[WORK TO COMPLETE] Transcribe all of the material exactly. Any picture in it should be left out.

----------------

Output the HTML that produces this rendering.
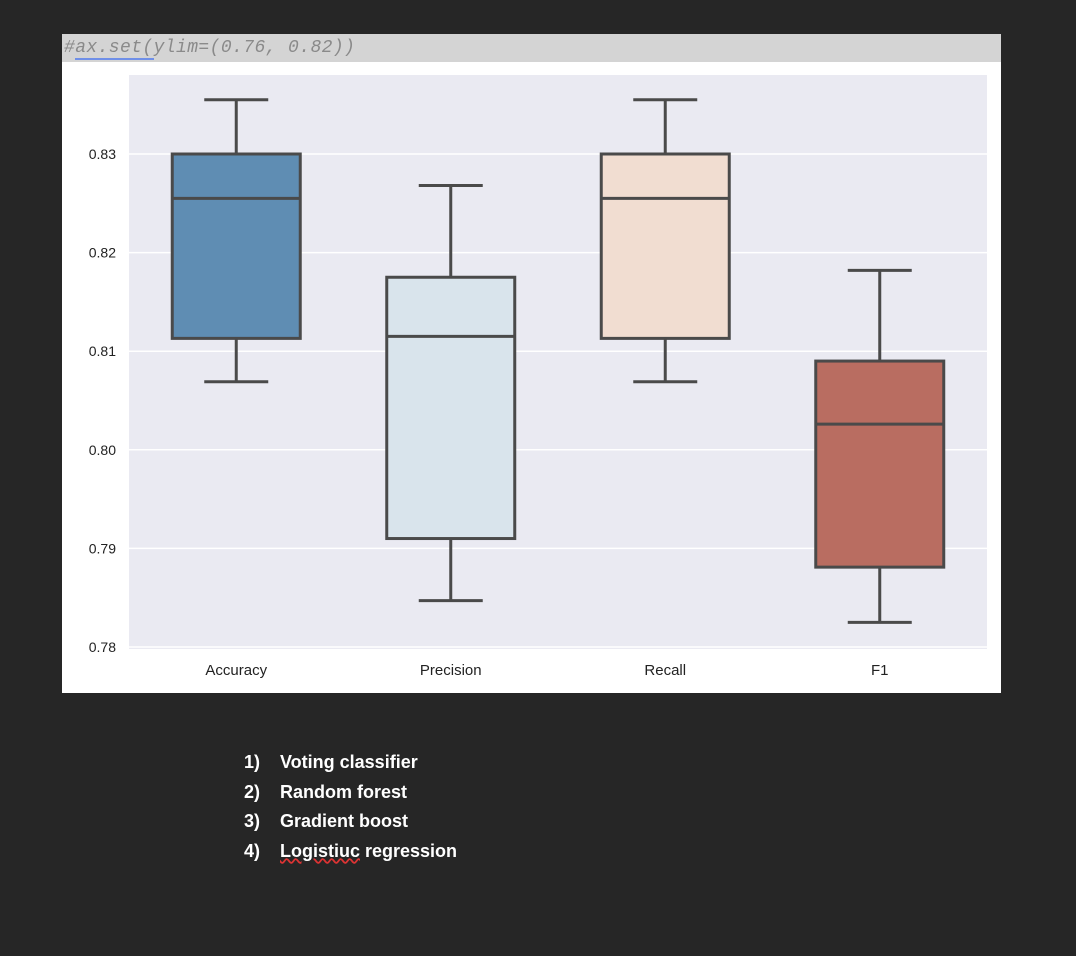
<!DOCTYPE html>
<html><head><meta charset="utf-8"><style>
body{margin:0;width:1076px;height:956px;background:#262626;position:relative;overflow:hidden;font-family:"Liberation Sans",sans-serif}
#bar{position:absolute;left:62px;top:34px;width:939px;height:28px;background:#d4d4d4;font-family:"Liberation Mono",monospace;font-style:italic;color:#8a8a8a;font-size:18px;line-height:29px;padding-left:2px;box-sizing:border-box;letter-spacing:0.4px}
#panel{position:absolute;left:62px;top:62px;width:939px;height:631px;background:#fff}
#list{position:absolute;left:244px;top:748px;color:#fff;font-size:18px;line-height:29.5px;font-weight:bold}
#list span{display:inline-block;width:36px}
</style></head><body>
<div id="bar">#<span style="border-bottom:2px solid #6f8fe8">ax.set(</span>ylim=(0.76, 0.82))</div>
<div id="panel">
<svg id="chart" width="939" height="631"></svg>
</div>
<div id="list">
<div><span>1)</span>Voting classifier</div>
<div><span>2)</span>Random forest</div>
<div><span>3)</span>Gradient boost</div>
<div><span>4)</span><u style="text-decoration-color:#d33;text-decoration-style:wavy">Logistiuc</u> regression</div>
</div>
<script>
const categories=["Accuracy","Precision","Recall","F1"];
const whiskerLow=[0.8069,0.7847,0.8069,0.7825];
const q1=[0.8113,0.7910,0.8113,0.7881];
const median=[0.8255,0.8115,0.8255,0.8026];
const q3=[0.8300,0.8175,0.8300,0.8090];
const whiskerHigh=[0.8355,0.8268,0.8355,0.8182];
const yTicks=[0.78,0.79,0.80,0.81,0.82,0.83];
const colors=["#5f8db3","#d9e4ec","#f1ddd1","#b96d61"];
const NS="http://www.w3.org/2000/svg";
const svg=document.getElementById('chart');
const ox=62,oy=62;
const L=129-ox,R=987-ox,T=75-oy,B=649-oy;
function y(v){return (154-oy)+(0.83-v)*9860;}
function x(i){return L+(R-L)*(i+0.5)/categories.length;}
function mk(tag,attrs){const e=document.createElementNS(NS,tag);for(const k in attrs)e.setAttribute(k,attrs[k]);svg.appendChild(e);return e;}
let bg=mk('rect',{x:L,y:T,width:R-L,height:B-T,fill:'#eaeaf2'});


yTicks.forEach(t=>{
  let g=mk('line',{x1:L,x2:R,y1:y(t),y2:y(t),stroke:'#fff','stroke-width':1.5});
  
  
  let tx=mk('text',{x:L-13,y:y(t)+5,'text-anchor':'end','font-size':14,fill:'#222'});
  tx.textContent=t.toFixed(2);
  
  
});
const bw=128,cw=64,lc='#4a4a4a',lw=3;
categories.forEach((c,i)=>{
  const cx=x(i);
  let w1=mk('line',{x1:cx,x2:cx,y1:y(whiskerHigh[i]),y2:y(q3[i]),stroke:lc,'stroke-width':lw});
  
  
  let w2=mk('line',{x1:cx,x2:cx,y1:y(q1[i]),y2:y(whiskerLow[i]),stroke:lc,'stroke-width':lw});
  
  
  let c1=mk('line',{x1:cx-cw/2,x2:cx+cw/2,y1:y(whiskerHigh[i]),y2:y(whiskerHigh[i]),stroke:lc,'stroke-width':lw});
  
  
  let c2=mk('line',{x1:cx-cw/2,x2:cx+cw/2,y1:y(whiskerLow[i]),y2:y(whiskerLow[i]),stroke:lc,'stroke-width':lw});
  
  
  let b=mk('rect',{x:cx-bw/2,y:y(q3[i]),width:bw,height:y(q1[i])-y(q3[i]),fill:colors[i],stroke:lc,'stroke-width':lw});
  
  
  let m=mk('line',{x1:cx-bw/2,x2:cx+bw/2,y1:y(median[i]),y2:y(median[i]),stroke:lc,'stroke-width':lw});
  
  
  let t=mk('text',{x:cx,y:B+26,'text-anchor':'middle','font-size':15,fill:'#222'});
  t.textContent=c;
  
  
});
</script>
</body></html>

----------------

[TASK RESULT]
Output the HTML that produces this rendering.
<!DOCTYPE html>
<html><head><meta charset="utf-8"><style>
body{margin:0;width:1076px;height:956px;background:#262626;position:relative;overflow:hidden;font-family:"Liberation Sans",sans-serif}
#bar{position:absolute;left:62px;top:34px;width:939px;height:28px;background:#d4d4d4;font-family:"Liberation Mono",monospace;font-style:italic;color:#8a8a8a;font-size:18px;line-height:29px;padding-left:2px;box-sizing:border-box;letter-spacing:0.4px}
#panel{position:absolute;left:62px;top:62px;width:939px;height:631px;background:#fff}
#list{position:absolute;left:244px;top:748px;color:#fff;font-size:18px;line-height:29.5px;font-weight:bold}
#list span{display:inline-block;width:36px}
</style></head><body>
<div id="bar">#<span style="border-bottom:2px solid #6f8fe8">ax.set(</span>ylim=(0.76, 0.82))</div>
<div id="panel">
<svg id="chart" width="939" height="631"></svg>
</div>
<div id="list">
<div><span>1)</span>Voting classifier</div>
<div><span>2)</span>Random forest</div>
<div><span>3)</span>Gradient boost</div>
<div><span>4)</span><u style="text-decoration-color:#d33;text-decoration-style:wavy">Logistiuc</u> regression</div>
</div>
<script>
const categories=["Accuracy","Precision","Recall","F1"];
const whiskerLow=[0.8069,0.7847,0.8069,0.7825];
const q1=[0.8113,0.7910,0.8113,0.7881];
const median=[0.8255,0.8115,0.8255,0.8026];
const q3=[0.8300,0.8175,0.8300,0.8090];
const whiskerHigh=[0.8355,0.8268,0.8355,0.8182];
const yTicks=[0.78,0.79,0.80,0.81,0.82,0.83];
const colors=["#5f8db3","#d9e4ec","#f1ddd1","#b96d61"];
const NS="http://www.w3.org/2000/svg";
const svg=document.getElementById('chart');
const ox=62,oy=62;
const L=129-ox,R=987-ox,T=75-oy,B=649-oy;
function y(v){return (154-oy)+(0.83-v)*9860;}
function x(i){return L+(R-L)*(i+0.5)/categories.length;}
function mk(tag,attrs){const e=document.createElementNS(NS,tag);for(const k in attrs)e.setAttribute(k,attrs[k]);svg.appendChild(e);return e;}
let bg=mk('rect',{x:L,y:T,width:R-L,height:B-T,fill:'#eaeaf2'});


yTicks.forEach(t=>{
  let g=mk('line',{x1:L,x2:R,y1:y(t),y2:y(t),stroke:'#fff','stroke-width':1.5});
  
  
  let tx=mk('text',{x:L-13,y:y(t)+5,'text-anchor':'end','font-size':14,fill:'#222'});
  tx.textContent=t.toFixed(2);
  
  
});
const bw=128,cw=64,lc='#4a4a4a',lw=3;
categories.forEach((c,i)=>{
  const cx=x(i);
  let w1=mk('line',{x1:cx,x2:cx,y1:y(whiskerHigh[i]),y2:y(q3[i]),stroke:lc,'stroke-width':lw});
  
  
  let w2=mk('line',{x1:cx,x2:cx,y1:y(q1[i]),y2:y(whiskerLow[i]),stroke:lc,'stroke-width':lw});
  
  
  let c1=mk('line',{x1:cx-cw/2,x2:cx+cw/2,y1:y(whiskerHigh[i]),y2:y(whiskerHigh[i]),stroke:lc,'stroke-width':lw});
  
  
  let c2=mk('line',{x1:cx-cw/2,x2:cx+cw/2,y1:y(whiskerLow[i]),y2:y(whiskerLow[i]),stroke:lc,'stroke-width':lw});
  
  
  let b=mk('rect',{x:cx-bw/2,y:y(q3[i]),width:bw,height:y(q1[i])-y(q3[i]),fill:colors[i],stroke:lc,'stroke-width':lw});
  
  
  let m=mk('line',{x1:cx-bw/2,x2:cx+bw/2,y1:y(median[i]),y2:y(median[i]),stroke:lc,'stroke-width':lw});
  
  
  let t=mk('text',{x:cx,y:B+26,'text-anchor':'middle','font-size':15,fill:'#222'});
  t.textContent=c;
  
  
});
</script>
</body></html>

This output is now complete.